== REQUIRED WORK ==
Set the lines down again exactly, first line through the line that contains "import plotly.graph_objects as go", with no pictures.

>> begin COLLECTED DATA

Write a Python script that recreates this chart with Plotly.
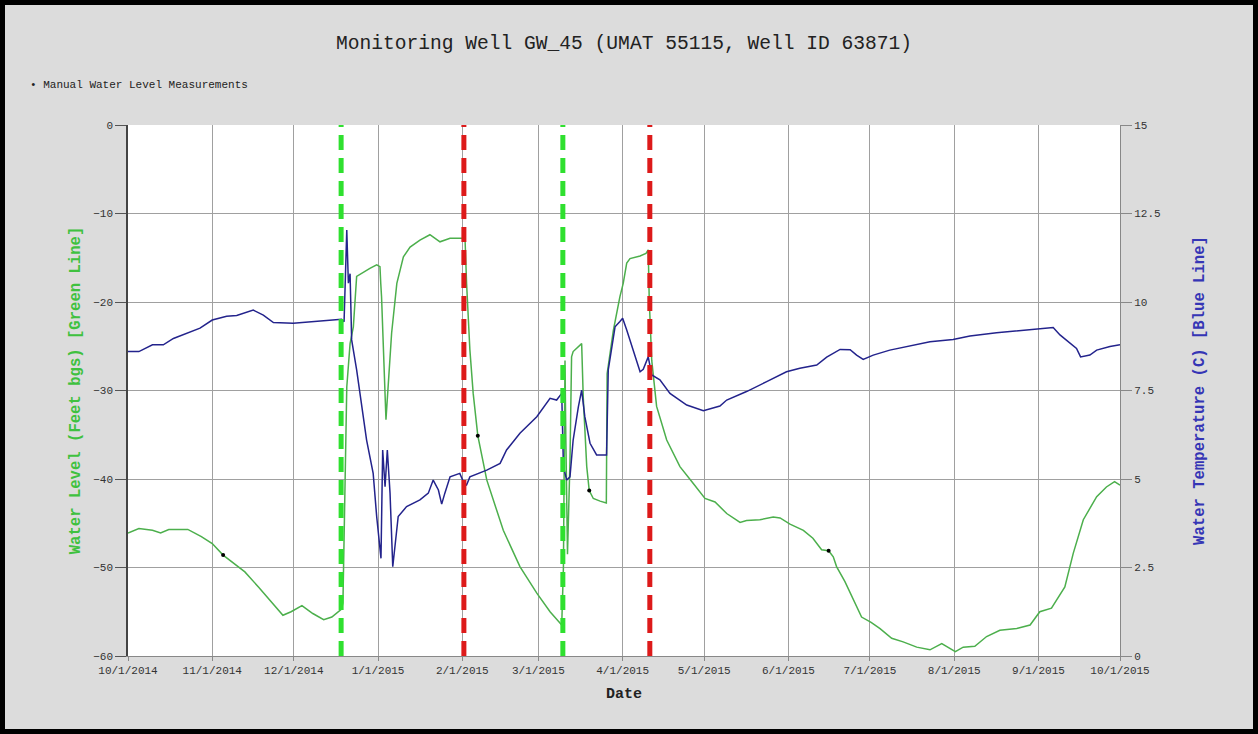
import plotly.graph_objects as go

# ---------------- data ----------------
level_dates = [
    "2014-10-01", "2014-10-05", "2014-10-10", "2014-10-13", "2014-10-16", "2014-10-23",
    "2014-10-28", "2014-11-01", "2014-11-05", "2014-11-13", "2014-11-18", "2014-11-23",
    "2014-11-27", "2014-11-30", "2014-12-04", "2014-12-08", "2014-12-12", "2014-12-15",
    "2014-12-18 14:00", "2014-12-19 02:00", "2014-12-19 20:00", "2014-12-20 12:00",
    "2014-12-21 17:00", "2014-12-22 22:00", "2014-12-24 03:00", "2014-12-26 14:00",
    "2014-12-29", "2014-12-31 12:00", "2015-01-01 17:00", "2015-01-02 00:00",
    "2015-01-02 07:00", "2015-01-03 22:00", "2015-01-05 10:00", "2015-01-06",
    "2015-01-07 22:00", "2015-01-10 08:00", "2015-01-12 19:00", "2015-01-16 10:00",
    "2015-01-20 02:00", "2015-01-23 19:00", "2015-01-27 12:00", "2015-02-02",
    "2015-02-02 14:00", "2015-02-03 19:00", "2015-02-05", "2015-02-06 17:00",
    "2015-02-10", "2015-02-16 02:00", "2015-02-22 05:00", "2015-02-28 10:00",
    "2015-03-05 07:00", "2015-03-09 14:00", "2015-03-10 05:00", "2015-03-10 19:00",
    "2015-03-11 02:00", "2015-03-11 17:00", "2015-03-12 15:00", "2015-03-13 05:00",
    "2015-03-13 19:00", "2015-03-15 17:00", "2015-03-16 22:00", "2015-03-17 12:00",
    "2015-03-18 19:00", "2015-03-19 17:00", "2015-03-21 05:00", "2015-03-23 17:00",
    "2015-03-26", "2015-03-26 07:00", "2015-03-28 14:00", "2015-03-31",
    "2015-04-01 05:00", "2015-04-02 12:00", "2015-04-03 17:00", "2015-04-07 10:00",
    "2015-04-09 14:00", "2015-04-10 10:00", "2015-04-10 19:00", "2015-04-11 17:00",
    "2015-04-13 12:00", "2015-04-17 05:00", "2015-04-22 02:00", "2015-04-27",
    "2015-05-01 07:00", "2015-05-05", "2015-05-09 07:00", "2015-05-14 05:00",
    "2015-05-16 14:00", "2015-05-21 12:00", "2015-05-26 10:00", "2015-05-28 22:00",
    "2015-06-01 14:00", "2015-06-06 12:00", "2015-06-10", "2015-06-13 05:00",
    "2015-06-15 19:00", "2015-06-17 12:00", "2015-06-18 17:00", "2015-06-21 19:00",
    "2015-06-24 22:00", "2015-06-27 22:00", "2015-07-01 10:00", "2015-07-04 17:00",
    "2015-07-09", "2015-07-13 05:00", "2015-07-18 05:00", "2015-07-23 02:00",
    "2015-07-27 10:00", "2015-08-01 10:00", "2015-08-04 07:00", "2015-08-08 14:00",
    "2015-08-12 22:00", "2015-08-17 19:00", "2015-08-24", "2015-08-28 22:00",
    "2015-09-01 12:00", "2015-09-05 19:00", "2015-09-10 17:00", "2015-09-13 19:00",
    "2015-09-17 12:00", "2015-09-22 10:00", "2015-09-26", "2015-09-29", "2015-10-01",
]
water_level_ft = [
    -46.1, -45.6, -45.8, -46.1, -45.7, -45.7,
    -46.5, -47.3, -48.6, -50.5, -52.2, -54.0,
    -55.4, -55.0, -54.3, -55.2, -55.9, -55.6,
    -54.7, -54.0, -38.6, -29.6,
    -24.7, -22.8, -17.1, -16.6,
    -16.2, -15.8, -16.0, -17.9,
    -19.4, -33.3, -25.8, -23.5,
    -17.9, -14.9, -13.8, -13.0,
    -12.4, -13.2, -12.8, -12.8,
    -17.9, -25.4, -30.3, -35.1,
    -40.1, -45.8, -49.9, -52.9,
    -55.0, -56.5, -50.0, -26.6,
    -35.0, -48.5, -38.0, -26.2,
    -25.6, -25.0, -24.7, -30.7,
    -38.6, -41.3, -42.2, -42.5,
    -42.7, -28.1, -23.2, -19.4,
    -17.9, -15.6, -15.1, -14.8,
    -14.5, -14.1, -19.8, -26.6,
    -31.8, -35.6, -38.6, -40.5,
    -42.2, -42.6, -43.9, -44.9,
    -44.7, -44.6, -44.3, -44.4,
    -45.1, -45.8, -46.7, -48.0,
    -48.1, -48.8, -49.9, -51.6,
    -53.7, -55.6, -56.2, -56.9,
    -58.0, -58.4, -59.0, -59.3,
    -58.6, -59.5, -59.0, -58.9,
    -57.8, -57.1, -56.9, -56.5,
    -55.0, -54.6, -52.2, -48.4,
    -44.6, -42.0, -40.9, -40.3, -40.7,
]

temp_dates = [
    "2014-10-01", "2014-10-05", "2014-10-10", "2014-10-14", "2014-10-17 17:00",
    "2014-10-23", "2014-10-27 12:00", "2014-11-01", "2014-11-06 07:00", "2014-11-10",
    "2014-11-16 02:00", "2014-11-19 19:00", "2014-11-23 12:00", "2014-11-30 19:00",
    "2014-12-10 14:00", "2014-12-18 14:00", "2014-12-19 12:00", "2014-12-20 12:00",
    "2014-12-21 02:00", "2014-12-21 17:00", "2014-12-22 07:00", "2014-12-24 03:00",
    "2014-12-27 19:00", "2014-12-29", "2014-12-30 05:00", "2014-12-31 12:00",
    "2015-01-02 02:00", "2015-01-02 17:00", "2015-01-03 14:00", "2015-01-04 10:00",
    "2015-01-05 10:00", "2015-01-06 10:00", "2015-01-08 10:00", "2015-01-11 12:00",
    "2015-01-16 10:00", "2015-01-19 12:00", "2015-01-21 07:00", "2015-01-23 05:00",
    "2015-01-24 10:00", "2015-01-25 14:00", "2015-01-27 12:00", "2015-01-31 02:00",
    "2015-02-01 10:00", "2015-02-02 14:00", "2015-02-03 19:00", "2015-02-10",
    "2015-02-14 22:00", "2015-02-17 07:00", "2015-02-22 05:00", "2015-02-28 10:00",
    "2015-03-05 07:00", "2015-03-07 17:00", "2015-03-09 14:00", "2015-03-10 05:00",
    "2015-03-11 10:00", "2015-03-12 15:00", "2015-03-13 19:00", "2015-03-15 17:00",
    "2015-03-16 22:00", "2015-03-18 02:00", "2015-03-20", "2015-03-22 10:00",
    "2015-03-26 02:00", "2015-03-26 17:00", "2015-03-29 05:00", "2015-03-31",
    "2015-04-01", "2015-04-02 12:00", "2015-04-04 22:00", "2015-04-07 10:00",
    "2015-04-08 14:00", "2015-04-10 10:00", "2015-04-11 17:00", "2015-04-14 17:00",
    "2015-04-18 10:00", "2015-04-24 14:00", "2015-04-30 17:00", "2015-05-06 19:00",
    "2015-05-09 07:00", "2015-05-16 14:00", "2015-05-24", "2015-05-31 07:00",
    "2015-06-05 05:00", "2015-06-11 10:00", "2015-06-15 02:00", "2015-06-20",
    "2015-06-23 17:00", "2015-06-26 02:00", "2015-06-28 12:00", "2015-07-02 05:00",
    "2015-07-08 07:00", "2015-07-16 22:00", "2015-07-23 02:00", "2015-07-31 14:00",
    "2015-08-06 19:00", "2015-08-16 14:00", "2015-08-26 10:00", "2015-09-06 10:00",
    "2015-09-08 22:00", "2015-09-12 14:00", "2015-09-15", "2015-09-16 12:00",
    "2015-09-19 22:00", "2015-09-22 10:00", "2015-09-27 07:00", "2015-10-01",
]
water_temp_c = [
    8.60, 8.60, 8.79, 8.79, 8.97,
    9.12, 9.26, 9.49, 9.60, 9.62,
    9.77, 9.63, 9.42, 9.40,
    9.47, 9.51, 9.44, 12.03,
    10.53, 10.80, 8.93, 8.08,
    6.10, 5.63, 5.16, 3.94,
    2.76, 5.82, 4.78, 5.82,
    4.60, 2.52, 3.94, 4.22,
    4.41, 4.60, 4.97, 4.69,
    4.29, 4.60, 5.06, 5.16,
    4.92, 4.83, 5.06, 5.25,
    5.44, 5.82, 6.29, 6.76,
    7.28, 7.23, 7.42, 5.35,
    4.97, 5.06, 6.10, 7.04,
    7.51, 6.76, 6.01, 5.68,
    5.68, 8.08, 9.30, 9.45,
    9.54, 9.21, 8.64, 8.03,
    8.10, 8.45, 7.94, 7.80,
    7.42, 7.09, 6.93, 7.06,
    7.23, 7.47, 7.75, 8.03,
    8.13, 8.22, 8.44, 8.66,
    8.65, 8.50, 8.38, 8.50,
    8.64, 8.79, 8.88, 8.94,
    9.04, 9.13, 9.21, 9.28,
    9.07, 8.83, 8.69, 8.45,
    8.50, 8.64, 8.74, 8.79,
]

manual_dates = ["2014-11-05", "2015-02-06 17:00", "2015-03-19 17:00", "2015-06-15 19:00"]
manual_level_ft = [-48.6, -35.1, -41.3, -48.1]

event_dates = ["2014-12-18 10:00", "2015-02-01 14:00", "2015-03-10", "2015-04-11"]
event_kinds = ["start", "stop", "start", "stop"]

month_ticks = ["2014-10-01", "2014-11-01", "2014-12-01", "2015-01-01", "2015-02-01",
               "2015-03-01", "2015-04-01", "2015-05-01", "2015-06-01", "2015-07-01",
               "2015-08-01", "2015-09-01", "2015-10-01"]
month_labels = ["10/1/2014", "11/1/2014", "12/1/2014", "1/1/2015", "2/1/2015",
                "3/1/2015", "4/1/2015", "5/1/2015", "6/1/2015", "7/1/2015",
                "8/1/2015", "9/1/2015", "10/1/2015"]
level_ticks = [0, -10, -20, -30, -40, -50, -60]
temp_ticks = [0, 2.5, 5, 7.5, 10, 12.5, 15]
temp_tick_labels = ["0", "2.5", "5", "7.5", "10", "12.5", "15"]

# ---------------- figure ----------------
MONO = "Liberation Mono, Courier New, monospace"
GREEN = "#4caf4c"
BLUE = "#23238c"
kind_color = {"start": "#2fe02f", "stop": "#dd1a1a"}

fig = go.Figure()
fig.add_trace(go.Scatter(x=level_dates, y=water_level_ft, mode="lines",
                         line=dict(color=GREEN, width=1.5), name="Water Level",
                         showlegend=False))
fig.add_trace(go.Scatter(x=temp_dates, y=water_temp_c, mode="lines", yaxis="y2",
                         line=dict(color=BLUE, width=1.5), name="Water Temperature",
                         showlegend=False))
fig.add_trace(go.Scatter(x=manual_dates, y=manual_level_ft, mode="markers",
                         marker=dict(color="black", size=4),
                         name="Manual Water Level Measurements", showlegend=False))

shapes = []
for d, k in zip(event_dates, event_kinds):
    shapes.append(dict(type="line", xref="x", yref="paper", x0=d, x1=d, y0=0, y1=1,
                       line=dict(color=kind_color[k], width=5, dash="15px,8px"),
                       layer="above"))

fig.update_layout(
    width=1258, height=734,
    margin=dict(l=128, r=138, t=125, b=78),
    paper_bgcolor="#dcdcdc",
    plot_bgcolor="white",
    font=dict(family=MONO, size=11, color="#333333"),
    title=dict(text="Monitoring Well GW_45 (UMAT 55115, Well ID 63871)",
               x=0.5, xref="paper", y=1 - 42 / 734, yanchor="middle",
               font=dict(family=MONO, size=19.6, color="#222222")),
    xaxis=dict(type="date", range=["2014-10-01", "2015-10-01"],
               tickvals=month_ticks, ticktext=month_labels,
               showgrid=True, gridcolor="#a0a0a0", gridwidth=1,
               ticks="outside", ticklen=4, tickcolor="#888888",
               showline=True, linecolor="#888888", linewidth=1,
               tickfont=dict(family=MONO, size=11, color="#333333"),
               title=dict(text="<b>Date</b>", standoff=11,
                          font=dict(family=MONO, size=15, color="#222222"))),
    yaxis=dict(range=[-60, 0], tickvals=level_ticks,
               showgrid=True, gridcolor="#a0a0a0", gridwidth=1,
               ticks="outside", ticklen=11, tickcolor="#555555",
               showline=True, linecolor="#444444", linewidth=1.5,
               zeroline=False,
               tickfont=dict(family=MONO, size=11, color="#333333"),
               title=dict(text="<b>Water Level (Feet bgs) [Green Line]</b>", standoff=9,
                          font=dict(family=MONO, size=15.6, color="#3fc13f"))),
    yaxis2=dict(range=[0, 15], overlaying="y", side="right",
                tickvals=temp_ticks, ticktext=temp_tick_labels,
                showgrid=False, ticks="outside", ticklen=11, tickcolor="#888888",
                showline=True, linecolor="#888888", linewidth=1, zeroline=False,
                tickfont=dict(family=MONO, size=11, color="#333333"),
                title=dict(text="<b>Water Temperature (C) [Blue Line]</b>", standoff=33,
                           font=dict(family=MONO, size=15.6, color="#3535b5"))),
    shapes=shapes,
    annotations=[dict(text="\u2022 Manual Water Level Measurements", xref="paper",
                      yref="paper", x=(28 - 128) / 992, y=(656 - 85) / 531,
                      xanchor="left", yanchor="middle", showarrow=False,
                      font=dict(family=MONO, size=11, color="#222222"))],
)

# page tweaks: no body margin, and a black picture frame drawn over the figure
frame_js = (
    "document.body.style.margin='0';"
    "var f=document.createElement('div');"
    "f.style.cssText='position:fixed;left:0;top:0;width:1258px;height:734px;"
    "box-sizing:border-box;border:5px solid black;pointer-events:none;z-index:10000;';"
    "document.body.appendChild(f);"
)
fig.write_html("out.html", config={"displayModeBar": False}, post_script=frame_js)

>> end COLLECTED DATA

== EXPECTED ANSWER ==
Write a Python script that recreates this chart with Plotly.
import plotly.graph_objects as go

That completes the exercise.